By faith Abraham, when he was tested, offered up Isaac, and he who had received the promises offered up his only begotten son, of whom it was said, “In Isaac your seed shall be called,” concluding that God was able to raise him up, even from the dead, from which he also received him in a figurative sense. (Hebrews 11:17)

Isaac is a figure of Jesus. The Father offers up his miraculously-born Only Begotten Son for the sins of the world. God raises him up from the dead, and receives him from the dead into heaven at his right hand.

Jesus himself underwent trial of the Word and faith.

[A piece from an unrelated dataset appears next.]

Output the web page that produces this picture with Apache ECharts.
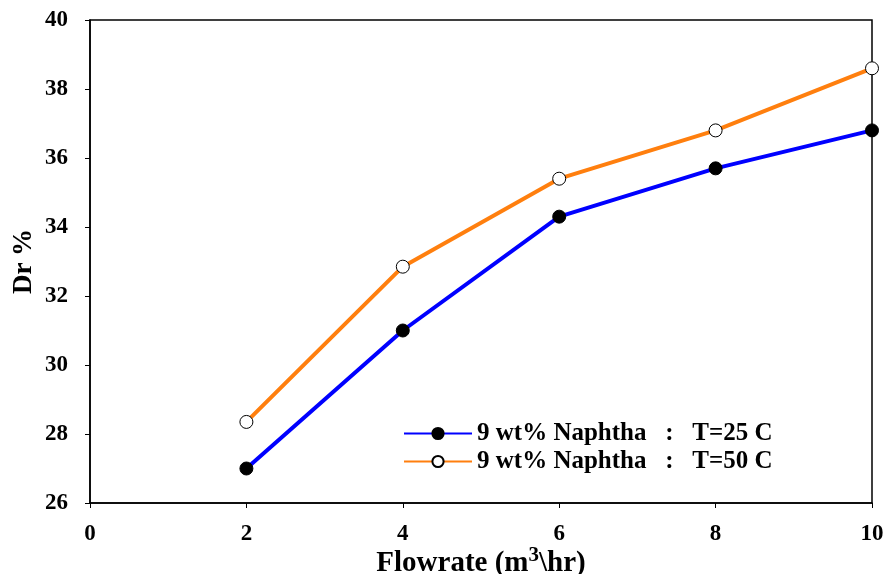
<!DOCTYPE html>
<html><head><meta charset="utf-8">
<script src="https://cdn.jsdelivr.net/npm/echarts@6/dist/echarts.min.js"></script>
<style>html,body{margin:0;padding:0;background:#fff}#c{width:885px;height:574px}</style>
</head><body><div id="c"></div>
<script>
const flowrate = [2, 4, 6, 8, 10];
const dr25 = [27.0, 31.0, 34.3, 35.7, 36.8];
const dr50 = [28.35, 32.85, 35.4, 36.8, 38.6];
const name25 = '9 wt% Naphtha   :   T=25 C';
const name50 = '9 wt% Naphtha   :   T=50 C';

const font = 'Liberation Serif';
const chart = echarts.init(document.getElementById('c'));
chart.setOption({
  backgroundColor: '#fff',
  animation: false,
  grid: {left: 90, right: 13, top: 20, bottom: 71, containLabel: false, outerBoundsMode: 'none', show: true, borderColor: '#000', borderWidth: 1.5, backgroundColor: 'transparent'},
  legend: {
    orient: 'vertical', left: 398, top: 416, itemWidth: 68, itemHeight: 14, itemGap: 3,
    textStyle: {fontFamily: font, fontWeight: 'bold', fontSize: 25, color: '#000'},
    data: [name25, name50]
  },
  xAxis: {
    type: 'value', min: 0, max: 10, interval: 2,
    name: '{a|Flowrate (m}{s|3}{a|\\hr)}', nameLocation: 'middle', nameGap: 42, nameMoveOverlap: false,
    nameTextStyle: {rich: {a: {fontFamily: font, fontWeight: 'bold', fontSize: 29, lineHeight: 32, color: '#000', verticalAlign: 'bottom'}, s: {fontFamily: font, fontWeight: 'bold', fontSize: 21, color: '#000', verticalAlign: 'top', padding: [0,0,12,0]}}},
    axisLine: {lineStyle: {color: '#000', width: 1.5}},
    axisTick: {show: true, inside: false, length: 5, lineStyle: {color: '#000'}},
    axisLabel: {fontFamily: font, fontWeight: 'bold', fontSize: 23, color: '#000', margin: 20},
    splitLine: {show: false}
  },
  yAxis: {
    type: 'value', min: 26, max: 40, interval: 2,
    name: 'Dr %', nameLocation: 'middle', nameGap: 52, nameRotate: 90, nameMoveOverlap: false,
    nameTextStyle: {fontFamily: font, fontWeight: 'bold', fontSize: 27, color: '#000'},
    axisLine: {lineStyle: {color: '#000', width: 1.5}},
    axisTick: {show: true, inside: false, length: 5, lineStyle: {color: '#000'}},
    axisLabel: {fontFamily: font, fontWeight: 'bold', fontSize: 23, color: '#000', margin: 22},
    splitLine: {show: false}
  },
  series: [
    {name: name25, type: 'line', data: flowrate.map((x, i) => [x, dr25[i]]),
     lineStyle: {color: '#0000FF', width: 4}, itemStyle: {color: '#000', borderColor: '#000', borderWidth: 1},
     symbol: 'circle', symbolSize: 13, color: '#0000FF'},
    {name: name50, type: 'line', data: flowrate.map((x, i) => [x, dr50[i]]),
     lineStyle: {color: '#FF7F0E', width: 4}, itemStyle: {color: '#fff', borderColor: '#000', borderWidth: 1},
     symbol: 'circle', symbolSize: 13, color: '#FF7F0E'}
  ]
});
</script></body></html>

His cruel and innocent sufferings stripped away all appearances of his being the Son, and he cried, “Why have You forsaken me?” But He clung to the Word he heard in his Baptism, “You are my beloved Son,” and confessed faith, saying, “Father, into your hands I commit my spirit.” The Word alone supported faith that the forsaking God is his Father and would receive his spirit.

What this shows it that, yes, the Word is that big of a deal. To speculate about Mary, to pose rhetorical questions, might have some good uses, but not if it leads away from the central thing going on. As Isaac foreshadows Christ, Sarah foreshadows Mary. Where Sarah laughed at the Word, “Mary said ’Behold the maidservant of the Lord! Let it be to me according to your word.” (Luke 1:38). Mary believes the Word and submits to the Word. That is essentially what is going on. By faith, Mary suffers the word where Sarah laughed at it. The Word is the biggest of deals in this story.

The reason this prime feature of the story escapes the critics is that we tend not to value the Word the way Abraham and Mary do. We tend not to see loss of the Word as more devastating than loss of an only child. We tend to see the command to kill Isaac as being against Isaac without centering on the command being against the promise. Yet, the command and promise are the continual two Words of God to us, Law and Gospel. The Law kills, and the Gospel makes alive. They do this in Isaac and Jesus. They do this in Abraham and Mary. They do it in us.

Songwriters, write this song, how Mary heard Law and Gospel, and confessed both of them, because both of them are the Word of God.